Let’s flash forward to September 2008. What would be the basis of the contemporary feminist movement? The situation of Indian women has improved for about roughly 15 percent of the population, mostly for those who have access to education and live in urban Indian towns. What about the rest 75% of the Indian female population?

The census of our country does not paint a pretty picture. We could start with the skewed sex ratio figures in our country, 833:1000 (approximate figures), that means, on an average there are 167 women missing, most of them killed in their mother’s womb. The literacy figures say that only 50% of the women are literate. One out of five women, die during childbirth and 50% of pregnant women are anaemic. Looking at these figures, the situation still seems dire.

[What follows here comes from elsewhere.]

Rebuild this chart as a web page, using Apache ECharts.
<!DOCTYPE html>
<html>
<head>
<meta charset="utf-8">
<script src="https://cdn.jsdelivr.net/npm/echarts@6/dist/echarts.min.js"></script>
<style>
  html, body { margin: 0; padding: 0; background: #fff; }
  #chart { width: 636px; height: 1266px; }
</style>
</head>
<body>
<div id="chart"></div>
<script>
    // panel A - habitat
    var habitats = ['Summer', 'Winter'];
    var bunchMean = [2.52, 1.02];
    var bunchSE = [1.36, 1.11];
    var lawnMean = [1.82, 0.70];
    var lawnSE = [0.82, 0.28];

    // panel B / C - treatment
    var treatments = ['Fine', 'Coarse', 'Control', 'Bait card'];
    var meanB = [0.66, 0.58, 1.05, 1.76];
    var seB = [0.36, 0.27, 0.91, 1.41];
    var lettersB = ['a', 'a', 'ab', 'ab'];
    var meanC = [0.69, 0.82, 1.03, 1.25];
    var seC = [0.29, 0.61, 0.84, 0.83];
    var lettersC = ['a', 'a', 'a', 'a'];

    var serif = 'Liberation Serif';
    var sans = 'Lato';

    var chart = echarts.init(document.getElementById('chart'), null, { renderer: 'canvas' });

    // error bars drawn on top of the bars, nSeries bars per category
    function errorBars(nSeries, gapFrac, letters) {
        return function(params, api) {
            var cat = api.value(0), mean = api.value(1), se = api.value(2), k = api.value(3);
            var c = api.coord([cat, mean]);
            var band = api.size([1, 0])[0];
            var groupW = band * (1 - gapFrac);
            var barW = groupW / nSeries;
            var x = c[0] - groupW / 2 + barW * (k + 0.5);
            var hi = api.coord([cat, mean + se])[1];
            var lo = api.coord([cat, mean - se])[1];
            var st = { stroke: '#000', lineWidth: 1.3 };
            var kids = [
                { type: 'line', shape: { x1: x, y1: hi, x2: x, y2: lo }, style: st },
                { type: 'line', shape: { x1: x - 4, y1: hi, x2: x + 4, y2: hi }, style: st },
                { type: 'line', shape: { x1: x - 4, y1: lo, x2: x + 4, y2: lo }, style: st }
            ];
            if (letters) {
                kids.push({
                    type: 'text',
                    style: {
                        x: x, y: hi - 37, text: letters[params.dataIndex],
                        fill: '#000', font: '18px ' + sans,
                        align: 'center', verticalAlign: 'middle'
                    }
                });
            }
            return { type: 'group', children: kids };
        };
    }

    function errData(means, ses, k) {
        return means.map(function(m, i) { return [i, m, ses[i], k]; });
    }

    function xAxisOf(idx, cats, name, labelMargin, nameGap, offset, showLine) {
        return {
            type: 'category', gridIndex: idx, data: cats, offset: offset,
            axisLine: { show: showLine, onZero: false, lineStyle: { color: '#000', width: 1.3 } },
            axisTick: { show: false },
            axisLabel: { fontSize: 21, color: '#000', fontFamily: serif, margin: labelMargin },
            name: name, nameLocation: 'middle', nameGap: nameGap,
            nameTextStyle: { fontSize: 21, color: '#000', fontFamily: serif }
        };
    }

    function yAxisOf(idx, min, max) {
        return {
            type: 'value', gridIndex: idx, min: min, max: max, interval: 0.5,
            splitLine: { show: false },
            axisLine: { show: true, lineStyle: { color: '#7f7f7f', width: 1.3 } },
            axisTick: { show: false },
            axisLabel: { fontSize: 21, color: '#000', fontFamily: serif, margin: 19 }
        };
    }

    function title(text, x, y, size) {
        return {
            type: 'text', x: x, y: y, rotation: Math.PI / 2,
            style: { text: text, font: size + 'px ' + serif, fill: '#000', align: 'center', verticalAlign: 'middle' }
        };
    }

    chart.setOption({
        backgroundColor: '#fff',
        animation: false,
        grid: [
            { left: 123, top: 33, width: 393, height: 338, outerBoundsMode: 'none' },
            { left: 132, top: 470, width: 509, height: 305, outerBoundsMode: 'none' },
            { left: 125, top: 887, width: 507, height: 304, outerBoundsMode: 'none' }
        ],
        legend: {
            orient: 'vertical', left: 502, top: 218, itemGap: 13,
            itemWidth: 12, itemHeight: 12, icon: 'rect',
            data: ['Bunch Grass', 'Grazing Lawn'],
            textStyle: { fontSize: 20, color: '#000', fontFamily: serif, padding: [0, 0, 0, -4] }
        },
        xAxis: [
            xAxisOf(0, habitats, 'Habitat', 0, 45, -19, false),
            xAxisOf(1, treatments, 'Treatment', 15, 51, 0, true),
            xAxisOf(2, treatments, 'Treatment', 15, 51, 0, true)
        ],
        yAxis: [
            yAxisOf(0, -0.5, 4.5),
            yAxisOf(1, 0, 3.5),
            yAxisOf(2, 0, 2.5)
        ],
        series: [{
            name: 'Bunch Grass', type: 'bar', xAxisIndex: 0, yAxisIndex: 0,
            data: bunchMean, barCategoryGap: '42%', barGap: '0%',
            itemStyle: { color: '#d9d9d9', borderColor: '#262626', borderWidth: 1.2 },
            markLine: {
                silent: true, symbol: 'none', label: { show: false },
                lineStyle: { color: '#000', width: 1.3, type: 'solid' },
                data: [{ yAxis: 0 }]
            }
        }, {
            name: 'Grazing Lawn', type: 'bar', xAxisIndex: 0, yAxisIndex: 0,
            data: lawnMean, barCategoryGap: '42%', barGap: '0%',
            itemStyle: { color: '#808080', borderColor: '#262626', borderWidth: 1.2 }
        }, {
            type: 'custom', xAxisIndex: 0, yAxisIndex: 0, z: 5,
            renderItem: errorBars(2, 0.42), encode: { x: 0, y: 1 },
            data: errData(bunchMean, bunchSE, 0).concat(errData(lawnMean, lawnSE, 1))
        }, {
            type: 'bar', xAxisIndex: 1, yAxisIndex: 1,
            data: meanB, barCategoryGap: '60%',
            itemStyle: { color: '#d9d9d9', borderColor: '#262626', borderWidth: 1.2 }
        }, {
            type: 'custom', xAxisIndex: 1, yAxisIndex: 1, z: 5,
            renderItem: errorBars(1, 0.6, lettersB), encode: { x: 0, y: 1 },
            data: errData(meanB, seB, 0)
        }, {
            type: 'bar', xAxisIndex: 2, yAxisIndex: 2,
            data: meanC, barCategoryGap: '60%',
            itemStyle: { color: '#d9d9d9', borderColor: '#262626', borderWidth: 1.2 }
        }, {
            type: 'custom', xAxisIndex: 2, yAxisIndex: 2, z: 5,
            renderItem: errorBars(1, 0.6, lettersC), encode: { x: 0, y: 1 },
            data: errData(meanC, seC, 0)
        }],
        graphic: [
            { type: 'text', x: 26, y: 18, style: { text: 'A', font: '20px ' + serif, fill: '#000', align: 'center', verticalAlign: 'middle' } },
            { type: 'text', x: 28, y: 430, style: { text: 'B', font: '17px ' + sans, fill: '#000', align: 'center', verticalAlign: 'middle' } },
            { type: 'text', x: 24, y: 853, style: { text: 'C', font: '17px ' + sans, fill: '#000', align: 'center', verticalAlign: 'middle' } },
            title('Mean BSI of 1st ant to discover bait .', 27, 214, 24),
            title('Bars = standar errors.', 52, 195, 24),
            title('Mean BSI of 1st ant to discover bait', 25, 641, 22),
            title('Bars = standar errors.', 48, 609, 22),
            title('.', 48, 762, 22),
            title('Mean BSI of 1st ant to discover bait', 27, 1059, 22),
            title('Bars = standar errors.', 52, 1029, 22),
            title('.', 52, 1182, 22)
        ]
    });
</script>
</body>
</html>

I was recently watching a documentary called ‘Father, Son and the Holy War’, made around the 1990’s and I would recommend it to anyone who wants to look at the patriarchal hierarchy in our culture. Women are still sacrificed to Sati, might I add, proudly by their immediate family members, especially the male members of the family. In Muslims, they are easily divorced by their husbands and are left to fend for themselves and their children. There is a particular clip that asks a man about rape scenes in movies and if it were real life how would he react. His shocking reply was that he would join in the ‘fun’.

Modern day society hasn’t changed much in our country. Our outlook is still in favour of the ‘man’. One of the forces that changed the situation for women for the worse, during the ancient period, was a scripture known as ‘Manusmriti’. Its interpretations made by priests of that era suggested dark themes of child marriage, ‘purdah’, no formal education, and further degradation of women who were not of higher castes.

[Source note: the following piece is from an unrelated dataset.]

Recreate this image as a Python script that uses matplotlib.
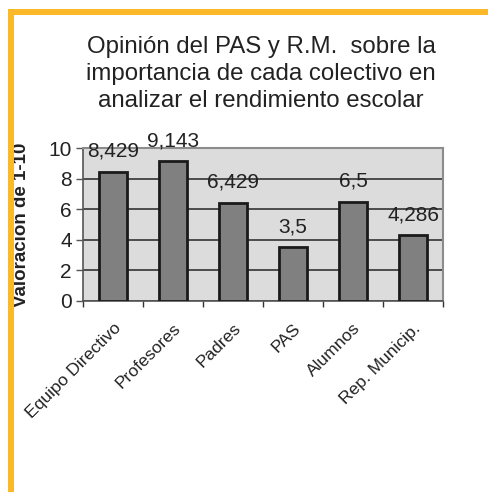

In Hindu religion, women were allowed to read Vedic scriptures, become priests and take part in philosophical debates, but somewhere down the line it changed and as a result, becoming a priest became a male dominated profession. Feminist theology usually applies to a movement built around Christianity and Judaism and involves the right of women to become priests. In our country, however, there is no such thing, it is still a male dominated line, but as I was doing research for this article, I was surprised to find that Indians living abroad did allow women to practice and pass on our ‘sanskaras’. The only religion in the world that preaches gender equality for the progress of mankind and practices it as well is the Baha’i faith, in which a woman, Bahiyyih Khanum, has been the actual head of the entire faith.

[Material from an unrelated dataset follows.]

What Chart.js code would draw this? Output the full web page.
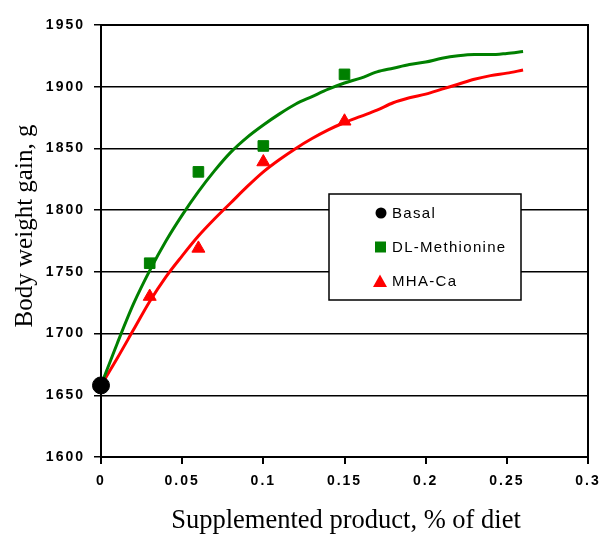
<!DOCTYPE html>
<html lang="en">
<head>
<meta charset="UTF-8">
<title>Body weight gain</title>
<script src="https://cdn.jsdelivr.net/npm/chart.js"></script>
<style>
  html, body { margin: 0; padding: 0; background: #fff; }
  #wrap { width: 601px; height: 535px; position: relative; }
</style>
</head>
<body>
<div id="wrap"><canvas id="myChart" width="601" height="535"></canvas></div>
<script>
// measured points
const basalX = [0];
const basalY = [1658];
const dlmX = [0.03, 0.06, 0.1, 0.15];
const dlmY = [1757, 1831, 1852, 1910];
const mhaX = [0.03, 0.06, 0.1, 0.15];
const mhaY = [1730, 1769, 1839, 1872];

// fitted response curves
const fitX = [0, 0.01, 0.02, 0.03, 0.04, 0.05, 0.06, 0.07, 0.08, 0.09, 0.1, 0.11, 0.12, 0.13,
              0.14, 0.15, 0.16, 0.17, 0.18, 0.19, 0.2, 0.21, 0.22, 0.23, 0.24, 0.25, 0.26];
const dlmFit = [1658, 1692, 1724, 1751, 1775, 1796, 1815, 1832, 1847, 1859, 1869, 1878, 1886, 1892,
                1898, 1903, 1907, 1912, 1915, 1918, 1920, 1923, 1925, 1926, 1926, 1927, 1928.5];
const mhaFit = [1658, 1680, 1703, 1726, 1746, 1763, 1779, 1793, 1806, 1819, 1831, 1841, 1850, 1858,
                1865, 1871, 1876, 1881, 1887, 1891, 1894, 1898, 1902, 1906, 1909, 1911, 1913.5];

const xTicks = [0, 0.05, 0.1, 0.15, 0.2, 0.25, 0.3];
const yTicks = [1600, 1650, 1700, 1750, 1800, 1850, 1900, 1950];

const xTitle = 'Supplemented product, % of diet';
const yTitle = 'Body weight gain, g';

const legendItems = [
    { label: 'Basal', color: '#000000', shape: 'circle' },
    { label: 'DL-Methionine', color: '#008000', shape: 'rect' },
    { label: 'MHA-Ca', color: '#ff0000', shape: 'triangle' }
];

function pts(xs, ys) {
    return xs.map((x, i) => ({ x: x, y: ys[i] }));
}

const serif = '"Liberation Serif", "Times New Roman", serif';
const sans = '"Liberation Sans", Arial, sans-serif';

// frame, axis titles and the boxed legend inside the plot
const framePlugin = {
    id: 'frame',
    beforeDraw(chart) {
        // wide tick lettering like the original
        chart.ctx.letterSpacing = '2px';
    },
    beforeDatasetsDraw(chart) {
        const a = chart.chartArea;
        const c = chart.ctx;
        c.save();
        c.strokeStyle = '#000';
        c.lineWidth = 2;
        c.beginPath();
        c.moveTo(a.left, a.top);
        c.lineTo(a.right, a.top);
        c.lineTo(a.right, a.bottom);
        c.stroke();
        c.restore();
    },
    afterDraw(chart) {
        const c = chart.ctx;
        c.save();
        c.letterSpacing = '0px';
        c.fillStyle = '#000';
        c.textAlign = 'center';
        c.textBaseline = 'middle';
        c.font = '26.5px ' + serif;
        c.fillText(xTitle, 346, 521);
        c.translate(25, 226);
        c.rotate(-Math.PI / 2);
        c.font = '25px ' + serif;
        c.fillText(yTitle, 0, 0);
        c.restore();

        const x0 = 329, y0 = 194, w = 192, h = 106;
        c.save();
        c.fillStyle = '#fff';
        c.fillRect(x0, y0, w, h);
        c.strokeStyle = '#000';
        c.lineWidth = 1.5;
        c.strokeRect(x0, y0, w, h);
        c.font = '15px ' + sans;
        c.letterSpacing = '1.3px';
        c.textBaseline = 'middle';
        c.textAlign = 'left';
        const rows = [213, 247, 281];
        legendItems.forEach((it, i) => {
            const y = rows[i];
            const mx = 380;
            c.fillStyle = it.color;
            c.beginPath();
            if (it.shape === 'circle') {
                c.arc(mx + 1, y, 5.5, 0, Math.PI * 2);
            } else if (it.shape === 'rect') {
                c.rect(mx - 5, y - 5.5, 11, 11);
            } else {
                c.moveTo(mx, y - 6.5);
                c.lineTo(mx + 7, y + 6);
                c.lineTo(mx - 7, y + 6);
                c.closePath();
            }
            c.fill();
            c.fillStyle = '#000';
            c.fillText(it.label, 392, y + 1);
        });
        c.restore();
    }
};

const ctx = document.getElementById('myChart').getContext('2d');
const myChart = new Chart(ctx, {
    type: 'scatter',
    data: {
        datasets: [
            {
                label: 'Basal',
                data: pts(basalX, basalY),
                pointStyle: 'circle',
                pointRadius: 8.5,
                backgroundColor: '#000',
                borderColor: '#000',
                clip: false,
                order: 0
            },
            {
                label: 'DL-Methionine',
                data: pts(dlmX, dlmY),
                pointStyle: 'rect',
                pointRadius: 7.5,
                backgroundColor: '#008000',
                borderColor: '#008000',
                clip: false,
                order: 0
            },
            {
                label: 'MHA-Ca',
                data: pts(mhaX, mhaY),
                pointStyle: 'triangle',
                pointRadius: 7.5,
                backgroundColor: '#ff0000',
                borderColor: '#ff0000',
                clip: false,
                order: 0
            },
            {
                label: 'DL-Met fit',
                type: 'line',
                data: pts(fitX, dlmFit),
                borderColor: '#008000',
                borderWidth: 3,
                pointRadius: 0,
                cubicInterpolationMode: 'monotone',
                fill: false,
                order: 1
            },
            {
                label: 'MHA fit',
                type: 'line',
                data: pts(fitX, mhaFit),
                borderColor: '#ff0000',
                borderWidth: 3,
                pointRadius: 0,
                cubicInterpolationMode: 'monotone',
                fill: false,
                order: 1
            }
        ]
    },
    options: {
        responsive: false,
        animation: false,
        layout: { padding: { top: 25, right: 13, left: 0, bottom: 0 } },
        plugins: {
            legend: { display: false },
            tooltip: { enabled: false }
        },
        scales: {
            x: {
                type: 'linear',
                min: 0,
                max: 0.3,
                afterBuildTicks(s) { s.ticks = xTicks.map(v => ({ value: v })); },
                afterFit(s) {
                    s.height = 78;
                    s.paddingLeft = 0;
                    s.paddingRight = 0;
                },
                border: { color: '#000', width: 2 },
                grid: { drawOnChartArea: false, drawTicks: true, tickLength: 7, color: '#000', lineWidth: 2 },
                ticks: {
                    color: '#000',
                    padding: 9,
                    maxRotation: 0,
                    font: { family: sans, size: 14, weight: 'bold' },
                    callback: v => String(v)
                }
            },
            y: {
                min: 1600,
                max: 1950,
                afterBuildTicks(s) { s.ticks = yTicks.map(v => ({ value: v })); },
                afterFit(s) {
                    s.width = 101;
                    s.paddingTop = 0;
                    s.paddingBottom = 0;
                },
                border: { color: '#000', width: 2 },
                grid: { color: '#000', lineWidth: 1.5, drawTicks: true, tickLength: 7 },
                ticks: {
                    color: '#000',
                    padding: 9,
                    font: { family: sans, size: 14, weight: 'bold' },
                    callback: v => String(v)
                }
            }
        }
    },
    plugins: [framePlugin]
});
</script>
</body>
</html>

In the modern sense, the movement has grown to the ‘control of our bodies’, besides the other social issues. With the invention and usage of the birth control pill, women have gained the freedom of controlling their own bodily functions, though there is an opposing view that states that these pills have further subjugated women and the testing of these pills were done in third world countries to see their side-effects. For all the people who live in Delhi, I would suggest you visit the Devi Art Foundation art installation to view various feminist artists, who are reinterpreting the female form. An example of this is the work done by the artist, Pushpamala. She has taken various staged pictures of herself in different get-ups that mock the traditional sense of how women are perceived. As every movement gains momentum, there is always a flip side to it and in this case, especially in the case of India, it has been the reservation policy and bills regarding women. In the typical bureaucratic sense, the babu’s saw the solution to the problem of under-representation of women and inequality by creating laws that are either mocked or not followed. One of the articles of our constitution promotes equal pay and representation of women in the working field. Though followed, women are still under-represented and given fewer projects and responsibilities than men. In the working environment, comes another dreaded factor known as the maternity leave. Most of the women come back to the office to find that they are at least 5 years behind their male counterparts in the prospect of growing in the field or just don’t return because they cannot cope with the added responsibility of children. The concept of ‘Flexitime’ is gaining popularity and is very useful for working mothers, but unfortunately is in its nascent stages. The representation of women in parliament was also highly contested. For this I can only say, if you welcome the move to integrate other backward classes in the reservation policy to improve their condition, then why not women?

As such, women in the largest democracy also need a platform for people to hear their voice. It is really up to the people to change their attitude, no matter what the government policy is or what the current scenario is. If one community could change their outlook, it could have a domino effect on the rest of the cultures. We must come to the realisation that women need to be uplifted in this country and it needs to be done fast.

After all, if 50 percent of the entire population sat at home, then where would we ever reach besides the achievement of reaching the bottom rank on every life and development index in the world?